Do we not handle fadd like above because there is no function error for such fine-grained instruction semantic mostly? And avoid performance penalty? @uweigand

I believe you may be misunderstanding the semantics of the non-strict operations. These do *not* instruct codegen to actively generate code to switch rounding modes and/or clear exception bits. Rather, the use of a non-strict operation like fadd is an *assertion* that tells codegen that it may *assume* that the rounding mode is set to default, trapping exceptions are switched off, and exceptions flags are don't care (i.e. subsequent code will not check them). If you ever use fadd in a context where this assumption is not true, the behaviour is undefined. This means it is perfectly correct to implement fadd using the "normal" floating-point instruction.

Note that similarly, if a strict operation with a given rounding mode flag is used, this likely does *not* instruct coegen to actively generate code to implement this particular rounding mode. Rather, this is again simply an *assertion* that tells codegen that it may *assume* the current rounding mode is set to this specific value. Again, this means that it is perfectly correct to implement such an operation using the "normal" floating-point instruction that will use the current rounding mode.

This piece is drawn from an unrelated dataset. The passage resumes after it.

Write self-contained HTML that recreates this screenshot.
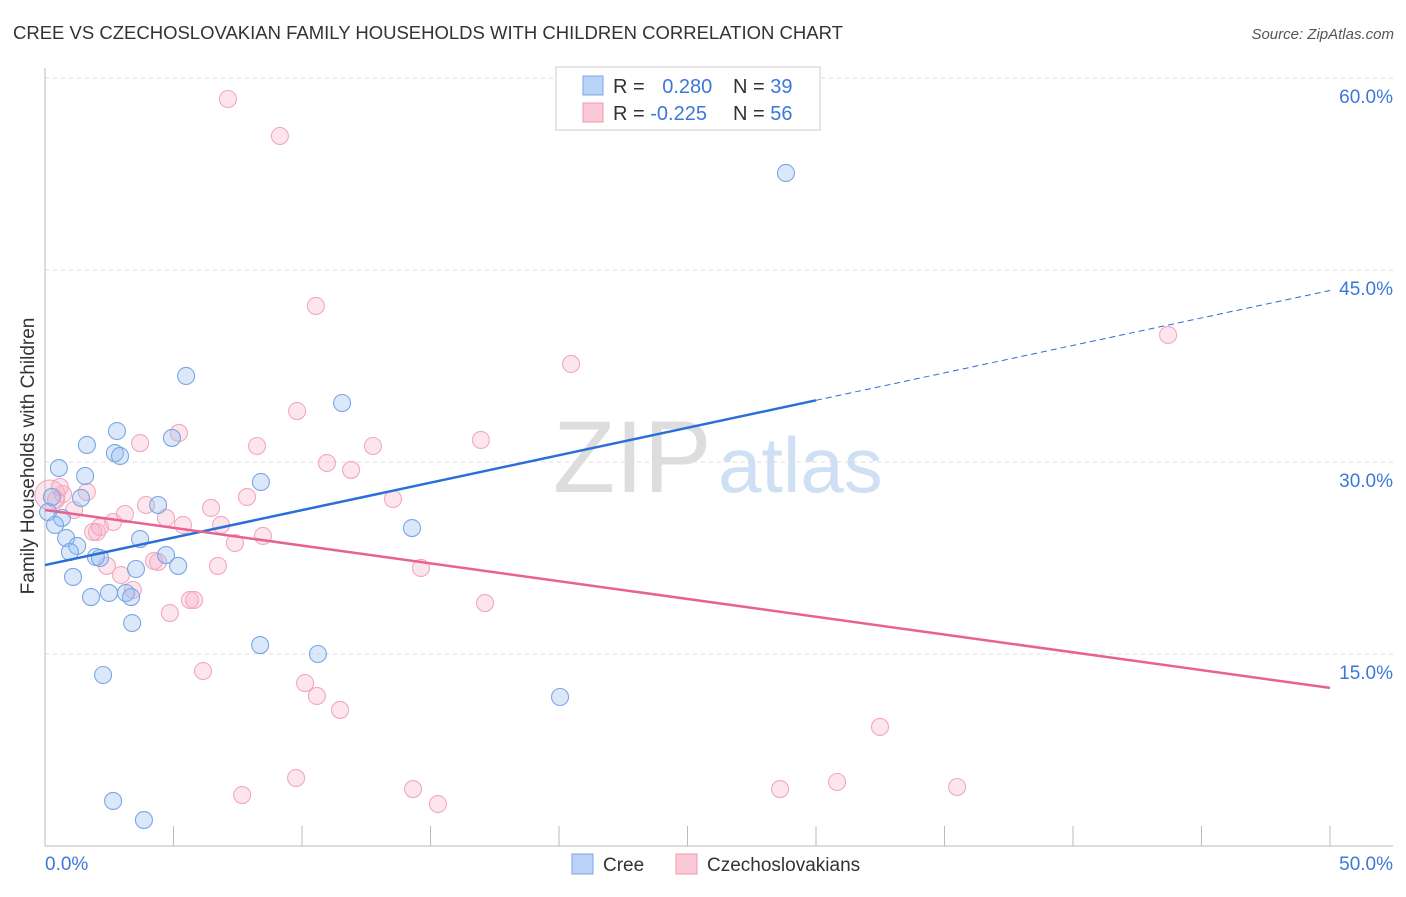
<!DOCTYPE html>
<html><head><meta charset="utf-8"><style>
body{margin:0;background:#fff;font-family:"Liberation Sans",sans-serif}
svg text{font-family:"Liberation Sans",sans-serif}
</style></head><body>
<svg id="c" width="1406" height="892" xmlns="http://www.w3.org/2000/svg">
<text x="13" y="39" font-size="18.5" fill="#333">CREE VS CZECHOSLOVAKIAN FAMILY HOUSEHOLDS WITH CHILDREN CORRELATION CHART</text>
<text x="1394" y="39" font-size="15" fill="#555" text-anchor="end" font-style="italic">Source: ZipAtlas.com</text>
<text x="34" y="456" font-size="19" fill="#333" text-anchor="middle" transform="rotate(-90 34 456)">Family Households with Children</text>
<text x="553" y="492" font-size="102" fill="#ddd" font-family="Liberation Serif">ZIP</text>
<text x="718" y="492" font-size="78" fill="#cfe0f5">atlas</text>
<g id="grid"></g><g id="axes"></g><g id="pts"></g><g id="lines"></g>
<g>
<rect x="556" y="67" width="264" height="63" fill="#fff" stroke="#ccc"/>
<rect x="583" y="76" width="20" height="19" fill="#b9d2f5" stroke="#7aa6e6"/>
<rect x="583" y="103" width="20" height="19" fill="#fcc9d7" stroke="#ee9ab3"/>
<text x="613" y="93" font-size="20" fill="#333">R = <tspan fill="#3b78d8" dx="12">0.280</tspan></text>
<text x="733" y="93" font-size="20" fill="#333">N = <tspan fill="#3b78d8">39</tspan></text>
<text x="613" y="120" font-size="20" fill="#333">R = <tspan fill="#3b78d8">-0.225</tspan></text>
<text x="733" y="120" font-size="20" fill="#333">N = <tspan fill="#3b78d8">56</tspan></text>
</g>
<g>
<rect x="572" y="854" width="21" height="20" fill="#b9d2f5" stroke="#7aa6e6"/>
<text x="603" y="871" font-size="19" fill="#333">Cree</text>
<rect x="676" y="854" width="21" height="20" fill="#fcc9d7" stroke="#ee9ab3"/>
<text x="707" y="871" font-size="19" fill="#333">Czechoslovakians</text>
</g>
</svg>
<script>
const creeX=[28.83,5.49,11.56,2.80,1.63,4.94,2.72,2.92,0.54,1.56,8.40,1.40,0.27,0.12,0.66,4.40,0.39,14.28,0.82,3.70,1.25,0.97,4.71,1.98,2.14,5.18,3.54,1.09,2.49,3.15,1.79,3.35,3.39,8.37,10.62,2.26,20.04,2.65,3.85];
const creeY=[52.58,36.72,34.61,32.42,31.33,31.88,30.70,30.47,29.53,28.91,28.44,27.19,27.27,26.09,25.63,26.64,25.08,24.84,24.06,23.98,23.44,22.97,22.73,22.58,22.50,21.88,21.64,21.02,19.77,19.77,19.45,19.45,17.42,15.70,15.0,13.36,11.64,3.52,2.03];
const czX=[0.19,7.12,9.14,10.54,20.47,43.70,9.81,5.21,3.70,8.25,12.76,16.96,10.97,11.91,0.70,1.63,7.86,13.54,3.93,1.13,6.46,3.11,4.71,2.65,5.37,6.85,2.02,1.87,8.48,7.39,4.24,4.40,2.41,6.73,14.63,2.96,3.42,5.64,5.80,17.12,4.86,6.15,10.12,10.58,11.48,32.49,9.77,7.67,14.32,15.29,28.60,30.82,35.49,0.43,2.14,0.58];
const czY=[27.42,58.36,55.47,42.19,37.66,39.92,33.98,32.27,31.48,31.25,31.25,31.72,29.92,29.38,27.50,27.66,27.27,27.11,26.64,26.25,26.41,25.94,25.63,25.31,25.08,25.08,24.53,24.53,24.22,23.67,22.27,22.19,21.88,21.88,21.72,21.17,20.0,19.22,19.22,18.98,18.20,13.67,12.73,11.72,10.63,9.30,5.31,3.98,4.45,3.28,4.45,5.0,4.61,27.03,24.92,28.05];
const yTicks=[15,30,45,60];
const yTickLabels=["15.0%","30.0%","45.0%","60.0%"];
const xTicks=[0,5,10,15,20,25,30,35,40,45,50];
const creeTrend=[21.95,43.4];
const czTrend=[26.25,12.35];
const creeSolidEnd=30;
const NS="http://www.w3.org/2000/svg";
const X=v=>45+v*25.7, Y=v=>846-v*12.8;
function mk(p,t,a){const e=document.createElementNS(NS,t);for(const k in a)e.setAttribute(k,a[k]);document.getElementById(p).appendChild(e);return e;}
yTicks.forEach((t,i)=>{
 const g=mk('grid','line',{x1:45,x2:1393,y1:Y(t),y2:Y(t),stroke:'#ddd','stroke-dasharray':'4,4'});
 
 
 const l=mk('axes','text',{x:1393,y:Y(t)+25,'font-size':19,fill:'#3b78d8','text-anchor':'end'});
 l.textContent=yTickLabels[i];
 
 
});
const ax=mk('axes','line',{x1:45,x2:1393,y1:846,y2:846,stroke:'#bbb'});


const ay=mk('axes','line',{x1:45,x2:45,y1:68,y2:846,stroke:'#bbb'});


xTicks.forEach(t=>{const e=mk('axes','line',{x1:X(t),x2:X(t),y1:826,y2:846,stroke:'#bbb'});
 
 });
[["0.0%",45,'start'],["50.0%",1393,'end']].forEach(a=>{const e=mk('axes','text',{x:a[1],y:870,'font-size':19,fill:'#3b78d8','text-anchor':a[2]});e.textContent=a[0];
 
 });
czX.forEach((v,i)=>{const c=mk('pts','circle',{cx:X(v),cy:Y(czY[i]),r:i==0?15:8.5,fill:'rgba(248,170,195,0.3)',stroke:'#f2a8be','stroke-width':1.1});
 
 });
creeX.forEach((v,i)=>{const c=mk('pts','circle',{cx:X(v),cy:Y(creeY[i]),r:8.5,fill:'rgba(150,190,240,0.35)',stroke:'#7aa6e6','stroke-width':1.1});
 
 });
const cy=x=>creeTrend[0]+(creeTrend[1]-creeTrend[0])*x/50;
const l1=mk('lines','line',{x1:X(0),y1:Y(cy(0)),x2:X(creeSolidEnd),y2:Y(cy(creeSolidEnd)),stroke:'#2a6fd6','stroke-width':2.5});


const l2=mk('lines','line',{x1:X(creeSolidEnd),y1:Y(cy(creeSolidEnd)),x2:X(50),y2:Y(cy(50)),stroke:'#2a6fd6','stroke-width':1,'stroke-dasharray':'6,4'});


const l3=mk('lines','line',{x1:X(0),y1:Y(czTrend[0]),x2:X(50),y2:Y(czTrend[1]),stroke:'#e8628f','stroke-width':2.5});


</script>
</body></html>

Thank you. I think I got what you said. Dynamic rounding mode can be applied to static rounding mode so long as the environment rounding mode is correct set by other user/system code before. So to avoid the UB, initial work of environment(clear exception and set rounding mode to nearest) can be done at the beginning of program, maybe in runtime library.

Thank you. I think I got what you said. Dynamic rounding mode can be applied to static rounding mode so long as the environment rounding mode is correct set by other user/system code before. So to avoid the UB, initial work of environment(clear exception and set rounding mode to nearest) can be done at the beginning of program, maybe in runtime library.

Yes, that's what the startup code already does on Linux.